Stored dataset items
>> begin

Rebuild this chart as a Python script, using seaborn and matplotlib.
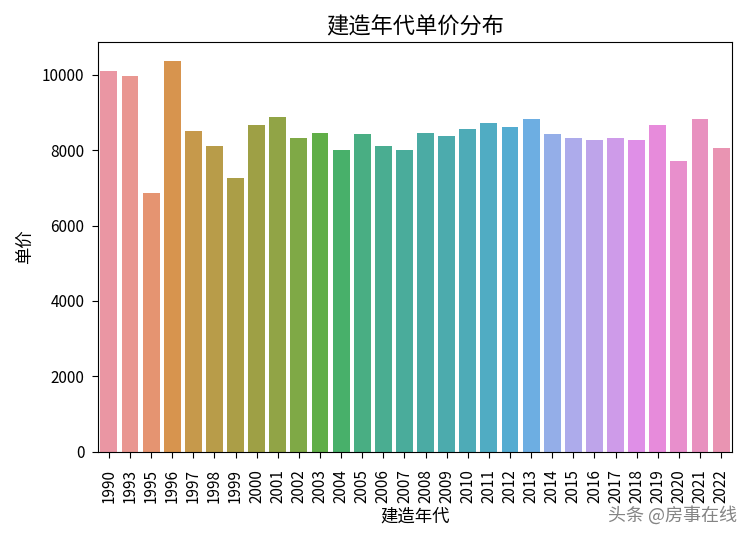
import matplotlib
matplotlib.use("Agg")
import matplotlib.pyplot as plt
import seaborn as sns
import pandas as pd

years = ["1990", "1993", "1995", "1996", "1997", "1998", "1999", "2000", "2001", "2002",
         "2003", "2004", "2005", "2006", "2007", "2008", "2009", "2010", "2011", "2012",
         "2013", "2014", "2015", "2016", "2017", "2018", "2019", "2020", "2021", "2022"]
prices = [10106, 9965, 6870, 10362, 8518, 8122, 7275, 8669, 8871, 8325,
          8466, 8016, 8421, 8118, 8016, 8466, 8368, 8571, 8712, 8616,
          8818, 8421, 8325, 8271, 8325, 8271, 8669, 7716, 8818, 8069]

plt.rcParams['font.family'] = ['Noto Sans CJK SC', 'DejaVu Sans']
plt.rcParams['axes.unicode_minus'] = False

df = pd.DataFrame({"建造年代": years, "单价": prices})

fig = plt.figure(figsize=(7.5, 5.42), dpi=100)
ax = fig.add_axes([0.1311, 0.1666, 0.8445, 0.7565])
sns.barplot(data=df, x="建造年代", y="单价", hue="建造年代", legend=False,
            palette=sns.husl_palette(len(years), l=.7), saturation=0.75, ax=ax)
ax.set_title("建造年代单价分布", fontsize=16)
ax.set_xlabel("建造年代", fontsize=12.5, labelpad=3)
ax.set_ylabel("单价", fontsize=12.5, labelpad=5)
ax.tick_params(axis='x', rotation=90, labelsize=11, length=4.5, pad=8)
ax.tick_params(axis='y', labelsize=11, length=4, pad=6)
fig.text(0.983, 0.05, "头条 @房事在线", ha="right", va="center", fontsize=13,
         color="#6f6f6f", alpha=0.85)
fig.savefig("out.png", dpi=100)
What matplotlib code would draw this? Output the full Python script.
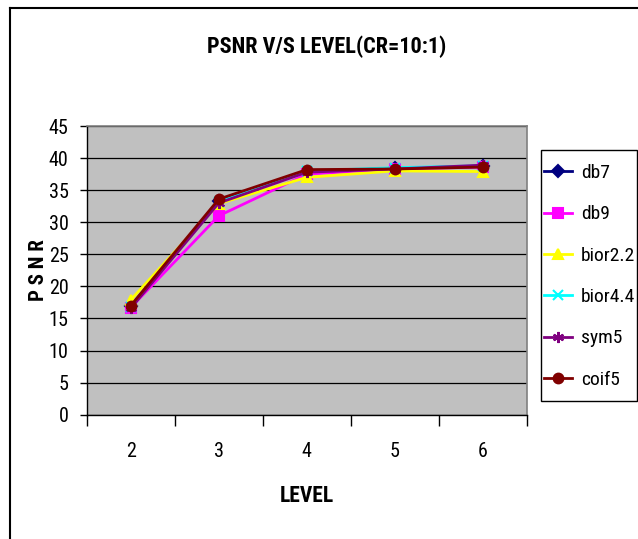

>> end
>> begin

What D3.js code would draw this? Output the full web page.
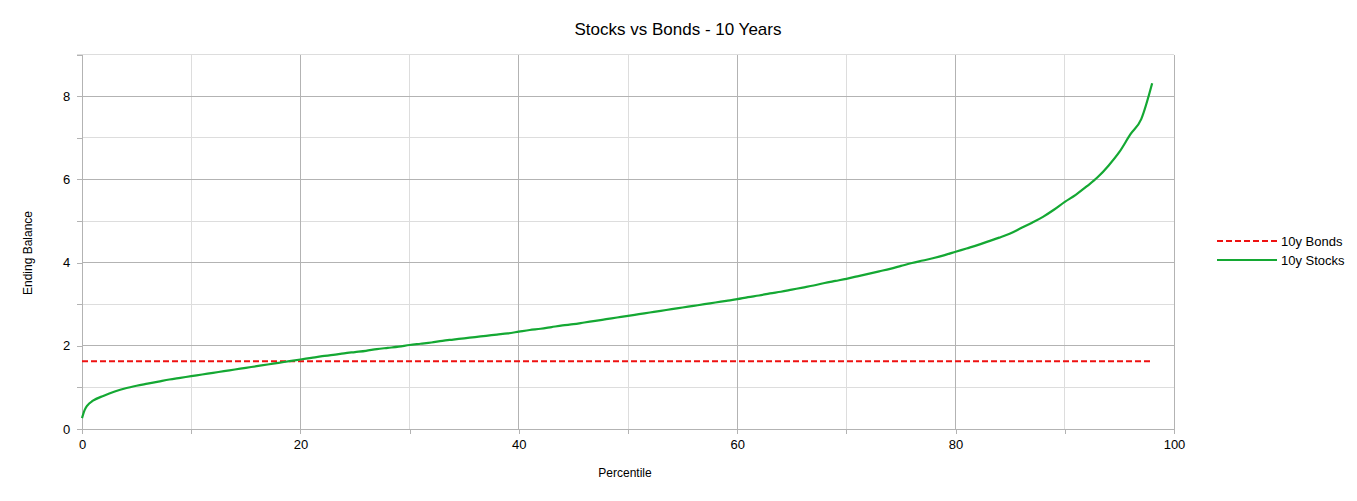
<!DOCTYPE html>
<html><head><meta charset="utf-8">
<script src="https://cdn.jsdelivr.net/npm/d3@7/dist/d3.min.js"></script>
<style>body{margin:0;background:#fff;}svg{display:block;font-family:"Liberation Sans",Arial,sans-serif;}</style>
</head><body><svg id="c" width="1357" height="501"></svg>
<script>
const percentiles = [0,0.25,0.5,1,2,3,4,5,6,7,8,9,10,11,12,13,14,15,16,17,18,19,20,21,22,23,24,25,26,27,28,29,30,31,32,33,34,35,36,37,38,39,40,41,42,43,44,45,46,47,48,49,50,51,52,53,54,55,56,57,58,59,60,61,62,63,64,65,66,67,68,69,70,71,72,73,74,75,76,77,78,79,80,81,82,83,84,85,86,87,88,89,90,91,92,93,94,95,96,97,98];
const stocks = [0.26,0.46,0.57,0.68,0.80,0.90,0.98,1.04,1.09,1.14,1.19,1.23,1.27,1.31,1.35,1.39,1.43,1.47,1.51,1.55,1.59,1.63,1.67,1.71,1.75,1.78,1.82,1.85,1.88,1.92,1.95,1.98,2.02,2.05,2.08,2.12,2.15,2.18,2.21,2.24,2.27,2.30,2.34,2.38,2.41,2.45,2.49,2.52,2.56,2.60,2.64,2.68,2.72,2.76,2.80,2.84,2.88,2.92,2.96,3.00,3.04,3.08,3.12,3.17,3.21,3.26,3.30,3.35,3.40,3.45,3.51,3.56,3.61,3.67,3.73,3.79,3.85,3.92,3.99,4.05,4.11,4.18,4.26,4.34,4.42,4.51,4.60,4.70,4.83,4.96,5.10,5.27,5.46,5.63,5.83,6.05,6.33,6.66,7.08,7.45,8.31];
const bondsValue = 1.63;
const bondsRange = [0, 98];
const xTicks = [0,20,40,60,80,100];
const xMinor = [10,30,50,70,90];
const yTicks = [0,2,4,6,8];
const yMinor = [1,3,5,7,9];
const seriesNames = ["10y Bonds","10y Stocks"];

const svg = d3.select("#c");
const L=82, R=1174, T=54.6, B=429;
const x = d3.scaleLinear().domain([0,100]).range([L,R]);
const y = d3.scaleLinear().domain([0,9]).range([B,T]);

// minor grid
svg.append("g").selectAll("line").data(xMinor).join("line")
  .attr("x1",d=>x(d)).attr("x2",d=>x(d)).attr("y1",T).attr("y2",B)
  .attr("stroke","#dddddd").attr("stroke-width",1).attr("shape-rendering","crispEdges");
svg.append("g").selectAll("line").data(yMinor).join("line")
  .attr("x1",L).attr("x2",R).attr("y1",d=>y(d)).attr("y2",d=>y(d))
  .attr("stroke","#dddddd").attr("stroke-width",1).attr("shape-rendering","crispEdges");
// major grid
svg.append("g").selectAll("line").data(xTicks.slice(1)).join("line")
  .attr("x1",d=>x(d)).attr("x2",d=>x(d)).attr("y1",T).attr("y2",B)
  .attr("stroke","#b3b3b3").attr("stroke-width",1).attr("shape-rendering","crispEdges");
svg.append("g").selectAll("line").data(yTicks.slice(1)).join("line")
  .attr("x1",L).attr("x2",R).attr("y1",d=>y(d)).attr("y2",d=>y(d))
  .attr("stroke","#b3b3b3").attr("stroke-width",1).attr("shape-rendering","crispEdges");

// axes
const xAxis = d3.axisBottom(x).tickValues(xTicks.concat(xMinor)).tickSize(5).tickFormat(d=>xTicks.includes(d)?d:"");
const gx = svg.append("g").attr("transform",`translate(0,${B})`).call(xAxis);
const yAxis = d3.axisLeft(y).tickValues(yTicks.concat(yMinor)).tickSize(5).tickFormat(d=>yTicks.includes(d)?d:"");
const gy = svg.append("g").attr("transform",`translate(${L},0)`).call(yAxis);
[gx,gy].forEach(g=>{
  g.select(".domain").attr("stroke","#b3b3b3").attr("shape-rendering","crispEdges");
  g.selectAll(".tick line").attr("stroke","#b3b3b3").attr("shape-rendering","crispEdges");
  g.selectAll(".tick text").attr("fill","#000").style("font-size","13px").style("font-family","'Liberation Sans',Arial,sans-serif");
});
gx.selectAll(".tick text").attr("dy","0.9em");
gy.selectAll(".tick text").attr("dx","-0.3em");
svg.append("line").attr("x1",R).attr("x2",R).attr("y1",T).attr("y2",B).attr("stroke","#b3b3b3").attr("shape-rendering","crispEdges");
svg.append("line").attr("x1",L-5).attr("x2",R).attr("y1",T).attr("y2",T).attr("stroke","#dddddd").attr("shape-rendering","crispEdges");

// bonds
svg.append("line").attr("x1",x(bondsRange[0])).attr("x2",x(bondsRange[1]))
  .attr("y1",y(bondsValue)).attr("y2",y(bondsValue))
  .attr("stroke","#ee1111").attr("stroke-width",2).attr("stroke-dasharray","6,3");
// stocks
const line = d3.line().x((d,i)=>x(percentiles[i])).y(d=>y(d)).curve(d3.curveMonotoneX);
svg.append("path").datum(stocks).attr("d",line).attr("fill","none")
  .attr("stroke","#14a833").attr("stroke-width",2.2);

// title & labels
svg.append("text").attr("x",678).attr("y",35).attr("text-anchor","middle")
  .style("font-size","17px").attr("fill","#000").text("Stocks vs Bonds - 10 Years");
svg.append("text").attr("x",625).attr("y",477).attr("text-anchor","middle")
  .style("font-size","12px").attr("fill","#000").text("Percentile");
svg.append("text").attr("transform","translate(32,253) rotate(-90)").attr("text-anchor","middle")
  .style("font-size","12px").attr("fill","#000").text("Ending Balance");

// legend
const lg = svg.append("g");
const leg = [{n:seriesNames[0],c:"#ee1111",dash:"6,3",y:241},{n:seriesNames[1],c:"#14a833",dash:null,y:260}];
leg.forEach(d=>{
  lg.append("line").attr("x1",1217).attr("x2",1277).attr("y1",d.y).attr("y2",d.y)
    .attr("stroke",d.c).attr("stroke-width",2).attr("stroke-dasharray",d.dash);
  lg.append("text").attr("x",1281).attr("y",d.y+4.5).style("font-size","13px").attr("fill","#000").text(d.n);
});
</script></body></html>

>> end

** TASK REQUIREMENTS **
Your copy should hold only the lines from the one containing "Rebuild this chart" through the one containing "8818, 8421, 8325, 8271, 8325, 8271, 8669, 7716, 8818, 8069]", word for word, with no pictures.

** OUTPUT OF THE TASK **
Rebuild this chart as a Python script, using seaborn and matplotlib.
import matplotlib
matplotlib.use("Agg")
import matplotlib.pyplot as plt
import seaborn as sns
import pandas as pd

years = ["1990", "1993", "1995", "1996", "1997", "1998", "1999", "2000", "2001", "2002",
         "2003", "2004", "2005", "2006", "2007", "2008", "2009", "2010", "2011", "2012",
         "2013", "2014", "2015", "2016", "2017", "2018", "2019", "2020", "2021", "2022"]
prices = [10106, 9965, 6870, 10362, 8518, 8122, 7275, 8669, 8871, 8325,
          8466, 8016, 8421, 8118, 8016, 8466, 8368, 8571, 8712, 8616,
          8818, 8421, 8325, 8271, 8325, 8271, 8669, 7716, 8818, 8069]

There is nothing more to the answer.